_Stated goal_.
Each line that holds the word "React" should be returned.
———
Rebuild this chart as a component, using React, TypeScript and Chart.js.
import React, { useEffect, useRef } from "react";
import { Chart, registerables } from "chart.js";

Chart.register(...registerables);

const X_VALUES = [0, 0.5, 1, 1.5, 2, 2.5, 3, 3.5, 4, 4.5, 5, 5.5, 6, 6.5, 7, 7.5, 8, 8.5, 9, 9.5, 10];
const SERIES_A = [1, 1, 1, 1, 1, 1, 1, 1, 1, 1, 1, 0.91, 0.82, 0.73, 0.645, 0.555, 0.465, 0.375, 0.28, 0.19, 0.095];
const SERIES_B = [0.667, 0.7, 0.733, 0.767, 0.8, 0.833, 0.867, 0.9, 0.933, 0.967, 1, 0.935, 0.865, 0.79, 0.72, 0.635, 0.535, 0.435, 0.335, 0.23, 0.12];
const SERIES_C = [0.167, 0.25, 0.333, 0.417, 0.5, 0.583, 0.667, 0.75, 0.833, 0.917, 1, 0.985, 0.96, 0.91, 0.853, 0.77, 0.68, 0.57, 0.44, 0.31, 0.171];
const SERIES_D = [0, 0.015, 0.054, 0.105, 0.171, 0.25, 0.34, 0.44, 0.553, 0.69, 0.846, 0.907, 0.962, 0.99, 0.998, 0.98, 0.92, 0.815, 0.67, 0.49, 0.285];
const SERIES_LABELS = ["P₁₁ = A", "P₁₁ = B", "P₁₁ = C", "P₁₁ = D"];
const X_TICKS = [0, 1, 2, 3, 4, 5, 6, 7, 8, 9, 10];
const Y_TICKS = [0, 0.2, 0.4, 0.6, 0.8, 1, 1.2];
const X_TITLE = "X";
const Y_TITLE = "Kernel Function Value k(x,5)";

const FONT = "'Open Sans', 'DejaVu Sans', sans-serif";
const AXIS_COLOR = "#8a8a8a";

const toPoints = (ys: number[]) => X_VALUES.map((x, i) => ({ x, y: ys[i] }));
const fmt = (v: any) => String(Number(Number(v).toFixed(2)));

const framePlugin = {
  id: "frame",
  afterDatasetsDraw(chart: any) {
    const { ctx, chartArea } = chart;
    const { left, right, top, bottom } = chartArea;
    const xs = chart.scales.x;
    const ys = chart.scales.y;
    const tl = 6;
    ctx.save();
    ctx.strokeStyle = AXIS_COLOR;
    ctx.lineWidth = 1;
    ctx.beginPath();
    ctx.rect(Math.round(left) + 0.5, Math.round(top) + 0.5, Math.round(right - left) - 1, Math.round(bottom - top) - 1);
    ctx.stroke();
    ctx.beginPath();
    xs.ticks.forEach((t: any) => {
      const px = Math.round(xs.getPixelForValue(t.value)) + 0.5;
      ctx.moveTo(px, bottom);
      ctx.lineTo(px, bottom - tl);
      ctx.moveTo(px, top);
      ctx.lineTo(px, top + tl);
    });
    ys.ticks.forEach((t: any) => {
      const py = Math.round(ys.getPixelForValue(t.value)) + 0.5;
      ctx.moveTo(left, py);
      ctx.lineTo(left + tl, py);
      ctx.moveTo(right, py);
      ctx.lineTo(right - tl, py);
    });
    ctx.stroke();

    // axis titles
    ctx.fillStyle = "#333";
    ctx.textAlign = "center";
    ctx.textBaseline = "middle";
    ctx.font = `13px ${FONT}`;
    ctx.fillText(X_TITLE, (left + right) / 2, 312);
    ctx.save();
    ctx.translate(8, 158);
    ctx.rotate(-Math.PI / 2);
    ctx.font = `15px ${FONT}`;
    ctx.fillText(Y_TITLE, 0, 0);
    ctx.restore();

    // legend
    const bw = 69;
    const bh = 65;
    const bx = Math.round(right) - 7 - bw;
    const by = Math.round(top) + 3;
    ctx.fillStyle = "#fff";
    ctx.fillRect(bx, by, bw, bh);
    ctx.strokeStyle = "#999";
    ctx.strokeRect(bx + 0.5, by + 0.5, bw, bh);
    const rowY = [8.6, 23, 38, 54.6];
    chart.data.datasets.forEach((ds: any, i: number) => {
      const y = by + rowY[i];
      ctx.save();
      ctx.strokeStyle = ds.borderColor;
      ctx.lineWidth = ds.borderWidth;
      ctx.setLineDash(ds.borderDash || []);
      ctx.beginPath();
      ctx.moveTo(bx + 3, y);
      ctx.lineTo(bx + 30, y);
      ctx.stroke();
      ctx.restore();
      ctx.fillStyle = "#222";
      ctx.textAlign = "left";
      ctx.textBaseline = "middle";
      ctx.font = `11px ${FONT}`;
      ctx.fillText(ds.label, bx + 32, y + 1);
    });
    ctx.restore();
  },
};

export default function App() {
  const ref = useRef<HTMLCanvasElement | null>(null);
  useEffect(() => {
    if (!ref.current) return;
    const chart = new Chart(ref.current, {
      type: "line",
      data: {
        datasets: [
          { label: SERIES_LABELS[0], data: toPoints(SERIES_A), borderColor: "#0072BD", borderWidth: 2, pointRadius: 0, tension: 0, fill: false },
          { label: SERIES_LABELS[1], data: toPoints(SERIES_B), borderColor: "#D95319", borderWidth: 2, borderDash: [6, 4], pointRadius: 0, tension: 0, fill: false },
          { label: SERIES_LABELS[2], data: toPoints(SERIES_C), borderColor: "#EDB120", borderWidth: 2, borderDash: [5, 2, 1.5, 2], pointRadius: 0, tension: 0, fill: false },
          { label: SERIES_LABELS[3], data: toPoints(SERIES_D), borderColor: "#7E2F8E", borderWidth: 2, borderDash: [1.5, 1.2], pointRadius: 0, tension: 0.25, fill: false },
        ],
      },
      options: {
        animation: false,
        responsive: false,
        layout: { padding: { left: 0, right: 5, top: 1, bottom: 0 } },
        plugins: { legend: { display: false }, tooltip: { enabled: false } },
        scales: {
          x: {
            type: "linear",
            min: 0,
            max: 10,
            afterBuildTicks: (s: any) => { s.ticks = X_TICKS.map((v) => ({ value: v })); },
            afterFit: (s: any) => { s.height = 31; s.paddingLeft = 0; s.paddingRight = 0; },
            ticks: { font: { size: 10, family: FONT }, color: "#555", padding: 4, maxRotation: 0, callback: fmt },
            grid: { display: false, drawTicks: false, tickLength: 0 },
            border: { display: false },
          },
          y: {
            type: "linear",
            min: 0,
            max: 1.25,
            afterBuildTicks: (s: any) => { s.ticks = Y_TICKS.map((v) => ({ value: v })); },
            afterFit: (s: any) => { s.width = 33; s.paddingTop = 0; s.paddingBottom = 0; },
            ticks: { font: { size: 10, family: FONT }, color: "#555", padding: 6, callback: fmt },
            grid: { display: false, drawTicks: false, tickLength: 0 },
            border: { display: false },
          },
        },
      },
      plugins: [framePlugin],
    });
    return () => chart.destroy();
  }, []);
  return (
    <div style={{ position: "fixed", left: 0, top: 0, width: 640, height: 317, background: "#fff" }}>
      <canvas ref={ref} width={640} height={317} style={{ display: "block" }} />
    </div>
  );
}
———
_Output for this exercise_.
Rebuild this chart as a component, using React, TypeScript and Chart.js.
import React, { useEffect, useRef } from "react";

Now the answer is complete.